- **SET TASK**
Look at the data below and print exactly the lines from its first line through the line with "plt.rcParams['font.stretch'] = 'condensed'"; the pictures stay out of the copy.
▬▬▬▬▬▬▬▬▬▬
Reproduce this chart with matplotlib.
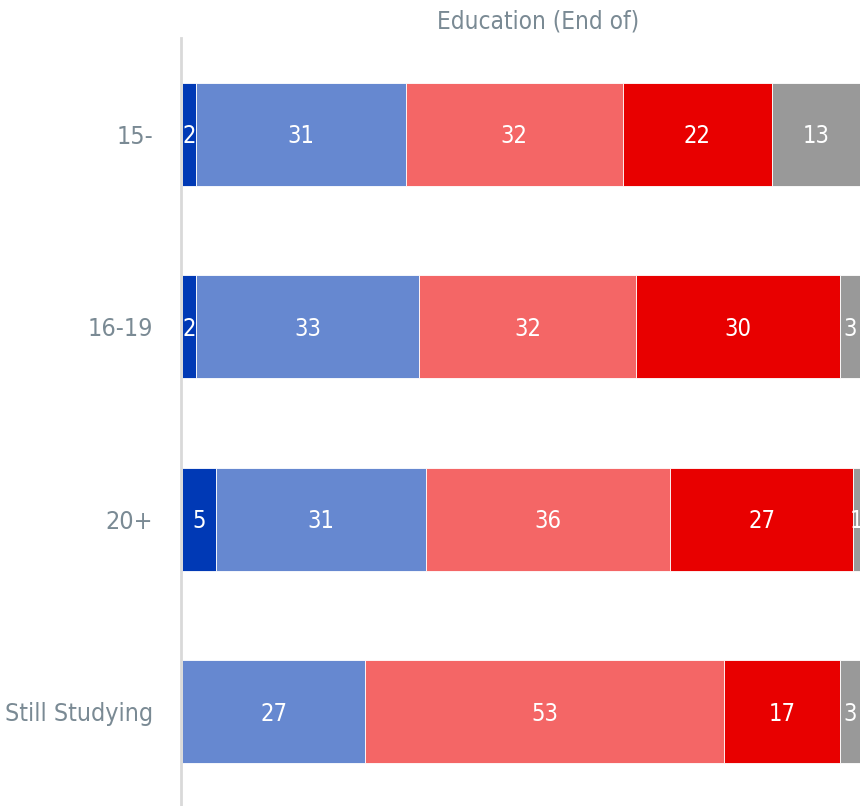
import matplotlib
matplotlib.use("Agg")
import matplotlib.pyplot as plt
from matplotlib import font_manager as fm

names = {f.name for f in fm.fontManager.ttflist}
FONT = "Liberation Sans Narrow" if "Liberation Sans Narrow" in names else "DejaVu Sans"
plt.rcParams['font.family'] = [FONT, 'DejaVu Sans']
plt.rcParams['font.stretch'] = 'condensed'

categories = ["15-", "16-19", "20+", "Still Studying"]
series_names = ["s1", "s2", "s3", "s4", "s5"]
values = [
    [2, 2, 5, 0],
    [31, 33, 31, 27],
    [32, 32, 36, 53],
    [22, 30, 27, 17],
    [13, 3, 1, 3],
]
colors = ["#0039b5", "#6688d0", "#f46666", "#e80000", "#999999"]
title = "Education (End of)"
text_color = "#7a8a94"

W, H = 868, 806
fig = plt.figure(figsize=(W / 100, H / 100), dpi=100)
ax = fig.add_axes([182 / W, -2 / H, (860 - 182) / W, (806 - 38 + 2) / H])

ypos = list(range(len(categories)))
left = [0] * len(categories)
for vals, col in zip(values, colors):
    ax.barh(ypos, vals, left=left, height=0.535, color=col, edgecolor="white", linewidth=0.6)
    for y, v, l in zip(ypos, vals, left):
        if v > 0:
            ax.text(l + v / 2, y + 0.01, str(v), ha="center", va="center", color="white",
                    fontsize=17, fontstretch="condensed")
    left = [a + b for a, b in zip(left, vals)]

ax.set_xlim(0, 100)
ax.set_ylim(3.5, -0.5)
ax.set_yticks(ypos)
ax.set_yticklabels(categories)
ax.tick_params(axis="y", length=0, pad=20, labelsize=18, labelcolor=text_color)
for lbl in ax.get_yticklabels():
    lbl.set_fontstretch("condensed")
ax.set_xticks([])
for s in ["top", "right", "bottom"]:
    ax.spines[s].set_visible(False)
ax.spines["left"].set_color("#d9d9d9")
ax.spines["left"].set_linewidth(2)
ax.spines["left"].set_position(("outward", 1))

fig.text(538 / W, 1 - 21 / H, title, ha="center", va="center", fontsize=17.5,
         color=text_color, fontstretch="condensed")

fig.savefig("out.png", dpi=100)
▬▬▬▬▬▬▬▬▬▬
- **COMPLETE ANSWER**
Reproduce this chart with matplotlib.
import matplotlib
matplotlib.use("Agg")
import matplotlib.pyplot as plt
from matplotlib import font_manager as fm

names = {f.name for f in fm.fontManager.ttflist}
FONT = "Liberation Sans Narrow" if "Liberation Sans Narrow" in names else "DejaVu Sans"
plt.rcParams['font.family'] = [FONT, 'DejaVu Sans']
plt.rcParams['font.stretch'] = 'condensed'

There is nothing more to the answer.